• [STATED GOAL]
Without the pictures, return all of the material exactly as written.

• [RAW DATA]

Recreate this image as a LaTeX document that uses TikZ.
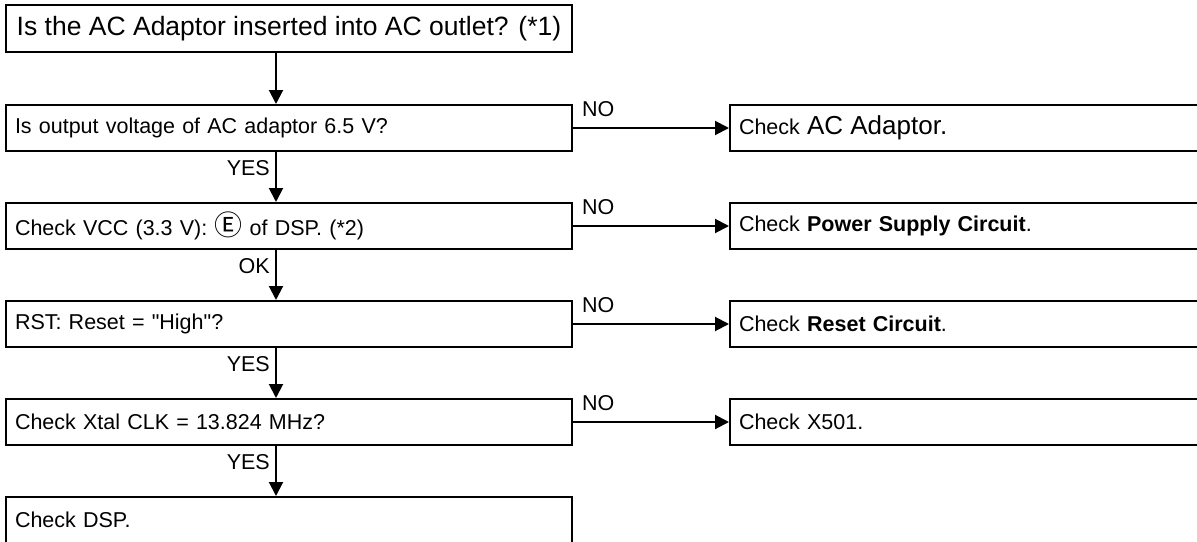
\documentclass[tikz,border=0pt]{standalone}
\usepackage{fontspec}
\setmainfont{Liberation Sans}
\newfontfamily\cjk{Noto Sans CJK SC}
\usetikzlibrary{arrows.meta}
\begin{document}
\begin{tikzpicture}[x=1pt,y=-1pt,
  box/.style={draw,line width=2pt,rectangle,anchor=north west,minimum height=46pt,
    inner xsep=9pt,inner ysep=0pt,align=left,font=\fontsize{21.5}{25}\selectfont},
  lbox/.style={box,text width=548pt},
  rbox/.style={box,text width=470pt},
  arr/.style={line width=2pt,-{Triangle[length=14pt,width=14pt]}},
  lab/.style={inner sep=0pt,font=\fontsize{21.5}{25}\selectfont}]
\useasboundingbox (0,0) rectangle (1197,541);
\clip (0,0) rectangle (1197,541);
\coordinate (ax) at (276,0);
% left column
\node[draw,line width=2pt,rectangle,anchor=north west,minimum width=566pt,minimum height=47pt,
  inner sep=0pt,font=\fontsize{26.5}{30}\selectfont] (b1) at (5,4)
  {Is the AC Adaptor inserted into AC outlet? (*1)};
\node[lbox] (b2) at (5,104) {Is output voltage of AC adaptor 6.5 V?};
\node[lbox] (b3) at (5,202) {Check VCC (3.3 V): {\cjk\fontsize{28}{28}\selectfont Ⓔ} of DSP. (*2)};
\node[lbox] (b4) at (5,300) {RST: Reset = \textquotedbl High\textquotedbl?};
\node[lbox] (b5) at (5,398) {Check Xtal CLK = 13.824 MHz?};
\node[lbox] (b6) at (5,496) {Check DSP.};
% right column
\node[rbox] (r2) at (729,104) {Check {\fontsize{26}{28}\selectfont AC Adaptor.}};
\node[rbox] (r3) at (729,202) {Check \textbf{Power Supply Circuit}.};
\node[rbox] (r4) at (729,300) {Check \textbf{Reset Circuit}.};
\node[rbox] (r5) at (729,398) {Check X501.};
% vertical connectors
\draw[arr] (b1.south -| ax) -- (b2.north -| ax);
\draw[arr] (b2.south -| ax) -- (b3.north -| ax);
\draw[arr] (b3.south -| ax) -- (b4.north -| ax);
\draw[arr] (b4.south -| ax) -- (b5.north -| ax);
\draw[arr] (b5.south -| ax) -- (b6.north -| ax);
% horizontal connectors
\draw[arr] (b2.east) -- (r2.west);
\draw[arr] (b3.east) -- (r3.west);
\draw[arr] (b4.east) -- (r4.west);
\draw[arr] (b5.east) -- (r5.west);
% labels
\node[lab,anchor=north east] (y2) at (270,160) {YES};
\node[lab,anchor=north east] (y3) at (270,258) {OK};
\node[lab,anchor=north east] (y4) at (270,356) {YES};
\node[lab,anchor=north east] (y5) at (270,454) {YES};
\node[lab,anchor=south west] (n2) at (582,117) {NO};
\node[lab,anchor=south west] (n3) at (582,215) {NO};
\node[lab,anchor=south west] (n4) at (582,313) {NO};
\node[lab,anchor=south west] (n5) at (582,411) {NO};
\end{tikzpicture}
\end{document}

• [PROBLEM SOLUTION]
Recreate this image as a LaTeX document that uses TikZ.
\documentclass[tikz,border=0pt]{standalone}
\usepackage{fontspec}
\setmainfont{Liberation Sans}
\newfontfamily\cjk{Noto Sans CJK SC}
\usetikzlibrary{arrows.meta}
\begin{document}
\begin{tikzpicture}[x=1pt,y=-1pt,
  box/.style={draw,line width=2pt,rectangle,anchor=north west,minimum height=46pt,
    inner xsep=9pt,inner ysep=0pt,align=left,font=\fontsize{21.5}{25}\selectfont},
  lbox/.style={box,text width=548pt},
  rbox/.style={box,text width=470pt},
  arr/.style={line width=2pt,-{Triangle[length=14pt,width=14pt]}},
  lab/.style={inner sep=0pt,font=\fontsize{21.5}{25}\selectfont}]
\useasboundingbox (0,0) rectangle (1197,541);
\clip (0,0) rectangle (1197,541);
\coordinate (ax) at (276,0);
% left column
\node[draw,line width=2pt,rectangle,anchor=north west,minimum width=566pt,minimum height=47pt,
  inner sep=0pt,font=\fontsize{26.5}{30}\selectfont] (b1) at (5,4)
  {Is the AC Adaptor inserted into AC outlet? (*1)};
\node[lbox] (b2) at (5,104) {Is output voltage of AC adaptor 6.5 V?};
\node[lbox] (b3) at (5,202) {Check VCC (3.3 V): {\cjk\fontsize{28}{28}\selectfont Ⓔ} of DSP. (*2)};
\node[lbox] (b4) at (5,300) {RST: Reset = \textquotedbl High\textquotedbl?};
\node[lbox] (b5) at (5,398) {Check Xtal CLK = 13.824 MHz?};
\node[lbox] (b6) at (5,496) {Check DSP.};
% right column
\node[rbox] (r2) at (729,104) {Check {\fontsize{26}{28}\selectfont AC Adaptor.}};
\node[rbox] (r3) at (729,202) {Check \textbf{Power Supply Circuit}.};
\node[rbox] (r4) at (729,300) {Check \textbf{Reset Circuit}.};
\node[rbox] (r5) at (729,398) {Check X501.};
% vertical connectors
\draw[arr] (b1.south -| ax) -- (b2.north -| ax);
\draw[arr] (b2.south -| ax) -- (b3.north -| ax);
\draw[arr] (b3.south -| ax) -- (b4.north -| ax);
\draw[arr] (b4.south -| ax) -- (b5.north -| ax);
\draw[arr] (b5.south -| ax) -- (b6.north -| ax);
% horizontal connectors
\draw[arr] (b2.east) -- (r2.west);
\draw[arr] (b3.east) -- (r3.west);
\draw[arr] (b4.east) -- (r4.west);
\draw[arr] (b5.east) -- (r5.west);
% labels
\node[lab,anchor=north east] (y2) at (270,160) {YES};
\node[lab,anchor=north east] (y3) at (270,258) {OK};
\node[lab,anchor=north east] (y4) at (270,356) {YES};
\node[lab,anchor=north east] (y5) at (270,454) {YES};
\node[lab,anchor=south west] (n2) at (582,117) {NO};
\node[lab,anchor=south west] (n3) at (582,215) {NO};
\node[lab,anchor=south west] (n4) at (582,313) {NO};
\node[lab,anchor=south west] (n5) at (582,411) {NO};
\end{tikzpicture}
\end{document}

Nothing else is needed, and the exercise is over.